И только тут я понял, что они делали, люди, торопливо, в немом крике: они раздевались, раздевали детей, срывали одежду, словно она уже тлела на них…
А кто-то уже подтянулся к освободившемуся окошку, выглянул. Его подсаживают, ему помогают. Человек отстраняет лицо, голову от света, как от невыносимого жара, – ждет автоматной очереди. Не выдержал, засучил ногами, сполз вниз. Тогда я показал, что хочу подтянуться, и меня с готовностью подняли чьи-то руки, плечи. Сначала я увидел машины и тех, кто дальше от сарая, – офицеров. Перед сараем полукольцо солдат в надвинутых на глаза касках, с автоматами на изготовку. Меня поднимают, уже не лицо мое, а колени, ноги на уровне окошка. Я просунул в дыру одну ногу, оседлал стену, подогнул голову, протиснул плечо. Увидел под собой зелень травы и солому вдоль стены. Почти вытолкнутый, свалился наземь и снова ощутил выбитое плечо. Меня схватили и отшвырнули от сарая так же зло и резко, как перед этим зашвыривали в дверь. Толкнули еще и еще раз, и я оказался возле самых машин.
И тут я вблизи увидел его, главного своего врага. Лысый, выбритый до глянца (он один среди офицеров с непокрытой головой), в золотых очках, наблюдающий все как бы со стороны, он похож на врача или чиновника, наряженного в военное.
Возможно, я потому сразу стал глядеть на него, что на его плече вертится, занося длинным, как у крысы, и толстым хвостом, гримасничает обезьянка с круглыми белыми пятнами вокруг глаз. Он ее ласково достает, поглаживает рукой. Глаза наши встретились: мои, его, обезьянки. Он рассматривает меня с любопытством (так мне показалось), у обезьянки взгляд бессмысленно-печальный.
Возле меня оказался тот самый молодой полицай, который гнал меня к деревне. Но я узнал его не сразу – такое у него стертое, бледное, не прежнее лицо. Кажется, тут кончилось наркотическое действие коротеньких идеек насчет «сталинских бандитов». Такое, наверно, впервые видит, участвует в таком.
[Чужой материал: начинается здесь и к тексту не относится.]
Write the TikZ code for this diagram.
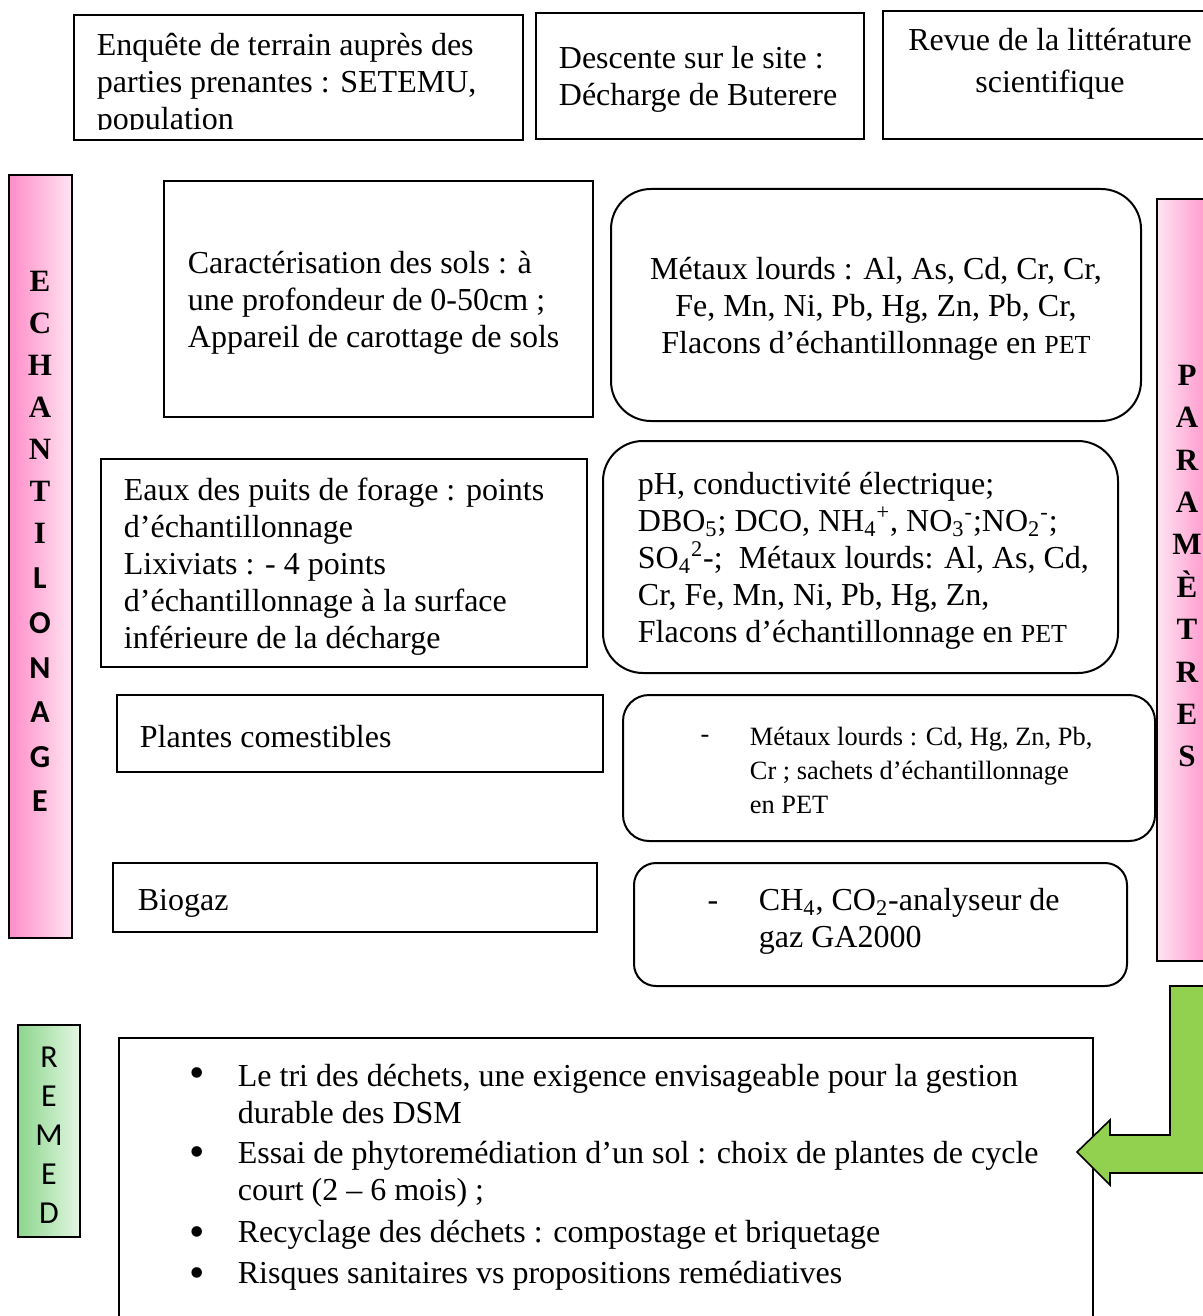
\documentclass[tikz,border=0pt]{standalone}
\usepackage{fontspec}
\setmainfont{Liberation Serif}
\newfontfamily\calibri{Carlito}
\usepackage{tikz}
\setlength{\lineskiplimit}{-6pt}

\definecolor{pinkdark}{RGB}{255,140,200}
\definecolor{pinklight}{RGB}{255,228,242}
\definecolor{greendark}{RGB}{140,214,140}
\definecolor{greenlight}{RGB}{228,246,228}
\definecolor{arrowgreen}{RGB}{146,208,80}

\begin{document}
\begin{tikzpicture}[x=0.5pt,y=0.5pt,yscale=-1,xscale=1,
  box/.style={line width=1pt},
  txt/.style={inner sep=0.75pt,align=left,font=\fontsize{16}{18.5}\selectfont},
  smalltxt/.style={inner sep=0.75pt,align=left,font=\fontsize{13.2}{17}\selectfont},
  bullet/.style={inner sep=0pt,font=\fontsize{22}{22}\selectfont},
  barletters/.style={inner sep=0.75pt,align=center}]
\useasboundingbox (0,0) rectangle (1203,1316);

%Shape: Rectangle (top row)
\draw [box] (74,15) rectangle (523,140) ;
\draw [box] (536,13) rectangle (864,139) ;
\draw [box] (883,11) rectangle (1215,139) ;

% Text Node
\begin{scope}
\clip (74,15) rectangle (523,130) ;
\draw (95,85) node [anchor=west][txt] (enq) {Enquête de terrain auprès des\\parties prenantes : SETEMU,\\population};
\end{scope}
% Text Node
\draw (557,79) node [anchor=west][txt] (desc) {Descente sur le site :\\Décharge de Buterere};
% Text Node
\draw (1050,64) node [txt,align=center,font=\fontsize{16}{21}\selectfont] (revue) {Revue de la littérature\\scientifique};

%Shape: Rectangle (echantillonage bar)
\draw [box,left color=pinkdark,right color=pinklight] (9,175) rectangle (72,938) ;
% Text Node
\draw (40,407) node [barletters,font=\fontsize{15.5}{21}\selectfont\bfseries] (echant) {E\\C\\H\\A\\N\\T\\I};
% Text Node
\draw (40,690) node [barletters,font=\calibri\fontsize{16}{22.3}\selectfont\bfseries] (lonage) {L\\O\\N\\A\\G\\E};

%Shape: Rectangle (parametres bar)
\draw [box,left color=pinklight,right color=pinkdark] (1157,199) rectangle (1215,961) ;
% Text Node
\draw (1187,566) node [barletters,font=\fontsize{15.5}{21.2}\selectfont\bfseries] (param) {P\\A\\R\\A\\M\\È\\T\\R\\E\\S};

%Shape: Rectangle (sols)
\draw [box] (164,181) rectangle (593,417) ;
% Text Node
\draw (186,303) node [anchor=west][txt] (carac) {Caractérisation des sols : à\\une profondeur de 0-50cm ;\\Appareil de carottage de sols};

%Rounded Rect (metaux)
\draw [box,rounded corners=20pt] (611,189) rectangle (1141,421) ;
% Text Node
\draw (876,309) node [txt,align=center] (metaux) {Métaux lourds : Al, As, Cd, Cr, Cr,\\Fe, Mn, Ni, Pb, Hg, Zn, Pb, Cr,\\Flacons d’échantillonnage en {\fontsize{13}{15}\selectfont PET}};

%Shape: Rectangle (eaux)
\draw [box] (101,459) rectangle (587,667) ;
% Text Node
\draw (122,567) node [anchor=west][txt] (eaux) {Eaux des puits de forage : points\\d’échantillonnage\\Lixiviats : - 4 points\\d’échantillonnage à la surface\\inférieure de la décharge};

%Rounded Rect (ph)
\draw [box,rounded corners=20pt] (603,441) rectangle (1118,673) ;
% Text Node
\draw (636,561) node [anchor=west][txt] (ph) {pH, conductivité électrique;\\DBO\textsubscript{5}; DCO, NH\textsubscript{4}\textsuperscript{+}, NO\textsubscript{3}\textsuperscript{-};NO\textsubscript{2}\textsuperscript{-};\\SO\textsubscript{4}\textsuperscript{2}-;~ Métaux lourds: Al, As, Cd,\\Cr, Fe, Mn, Ni, Pb, Hg, Zn,\\Flacons d’échantillonnage en {\fontsize{13}{15}\selectfont PET}};

%Shape: Rectangle (plantes)
\draw [box] (117,695) rectangle (603,772) ;
% Text Node
\draw (138,737) node [anchor=west][txt] (plantes) {Plantes comestibles};

%Rounded Rect (metaux plantes)
\draw [box,rounded corners=13pt] (623,695) rectangle (1155,841) ;
% Text Node
\draw (705,739) node [smalltxt] (dashpl) {-};
% Text Node
\draw (748,770) node [anchor=west][smalltxt] (metpl) {Métaux lourds : Cd, Hg, Zn, Pb,\\Cr ; sachets d’échantillonnage\\en PET};

%Shape: Rectangle (biogaz)
\draw [box] (113,863) rectangle (597,932) ;
% Text Node
\draw (136,903) node [anchor=west][txt] (biogaz) {Biogaz};

%Rounded Rect (gaz)
\draw [box,rounded corners=11pt] (634,863) rectangle (1127,986) ;
% Text Node
\draw (713,906) node [txt] (dashgaz) {-};
% Text Node
\draw (757,921) node [anchor=west][txt] (gaz) {CH\textsubscript{4}, CO\textsubscript{2}-analyseur de\\gaz GA2000};

%Shape: Rectangle (remed bar)
\draw [box,left color=greendark,right color=greenlight] (18,1025) rectangle (80,1237) ;
% Text Node
\draw (49,1135) node [barletters,font=\calibri\fontsize{16}{19.5}\selectfont] (remed) {R\\E\\M\\E\\D};

%Shape: Rectangle (remediation)
\draw [box] (119,1038) rectangle (1093,1330) ;
% Text Node
\draw (197,1078) node [bullet] (b1) {\textbullet};
\draw (236,1094) node [anchor=west][txt] (it1) {Le tri des déchets, une exigence envisageable pour la gestion\\durable des DSM};
% Text Node
\draw (197,1157) node [bullet] (b2) {\textbullet};
\draw (236,1174) node [anchor=west][txt] (it2) {Essai de phytoremédiation d’un sol : choix de plantes de cycle\\court (2 – 6 mois) ;};
% Text Node
\draw (197,1237) node [bullet] (b3) {\textbullet};
\draw (236,1235) node [anchor=west][txt] (it3) {Recyclage des déchets : compostage et briquetage};
% Text Node
\draw (197,1278) node [bullet] (b4) {\textbullet};
\draw (236,1276) node [anchor=west][txt] (it4) {Risques sanitaires vs propositions remédiatives};

%Shape: Bent Arrow
\draw [line width=0.8pt,fill=arrowgreen] (1170,986) -- (1210,986) -- (1210,1173) -- (1110,1173) -- (1110,1185) -- (1077,1152) -- (1110,1120) -- (1110,1135) -- (1170,1135) -- cycle ;

\end{tikzpicture}
\end{document}
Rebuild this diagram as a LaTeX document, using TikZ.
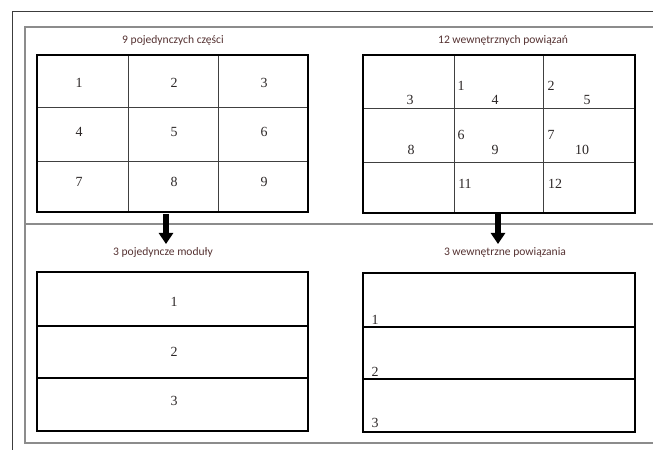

А в дыры окошек уже протискиваются: в одной мужчина застрял, завис, дергает ногой, не может просунуть плечо и голову; во второй дыре то появляется, то исчезает искаженное женское лицо. Потом детская головка показалась, и снова спрашивающее, не решающееся, искаженное мукой лицо женщины. Оно страшно, немо кричит. Но вот в дыре девушка, почти девочка, тоненькие ее руки, ноги вместе с головой просунулись наружу, оголенно и беззащитно крикнули. Она свалилась в солому. Но тотчас вскочила, чтобы принять ребенка, которого проталкивают, подают ей сразу четыре или больше рук. И сразу, будто произошло что-то невыносимое для них всех: протестующе вздрогнули офицерские фуражки, возмущенно колыхнулась вся шеренга солдат и овчарок. Двое или трое с автоматами бросились к девочке и стали отрывать ее от ребенка и ребенка от нее. Амбар страшно, к самому небу кричит. Только теперь меня забила дрожь, крупная, холодная. Так же дрожит и молодой полицай, который меня гнал к деревне. Но там, где стоит мой самый главный враг, снова неподвижность или плавные жесты, неторопливость которых подчеркивается бешеным метанием белоглазой обезьянки, перепрыгивающей с плеча на плечо, выглядывающей то из-за фуражки, то из-за бритой головы. Девочку и ребенка разорвали на два кричащих тела и одно, меньшее, уже совсем раздетое, голенькое, стали запихивать в дыру. Девочку отшвырнули к машинам, она добежала до колодца, возле которого караулят меня. Никто никогда не видел таких древних женских глаз, как у этой девочки, когда она бежала к нам, словно за помощью. Добежала, упала лицом на землю и не стала подниматься.
А тот, с обезьянкой, теперь девочку, как недавно меня, проводил любопытным взглядом, кажется, ему все было понятно. И тем, что окружали его, было все понятно. Непонимающее, человеческое выражение было на бело-черной волосатой мордочке обезьяны с вытаращенными печальными глазами.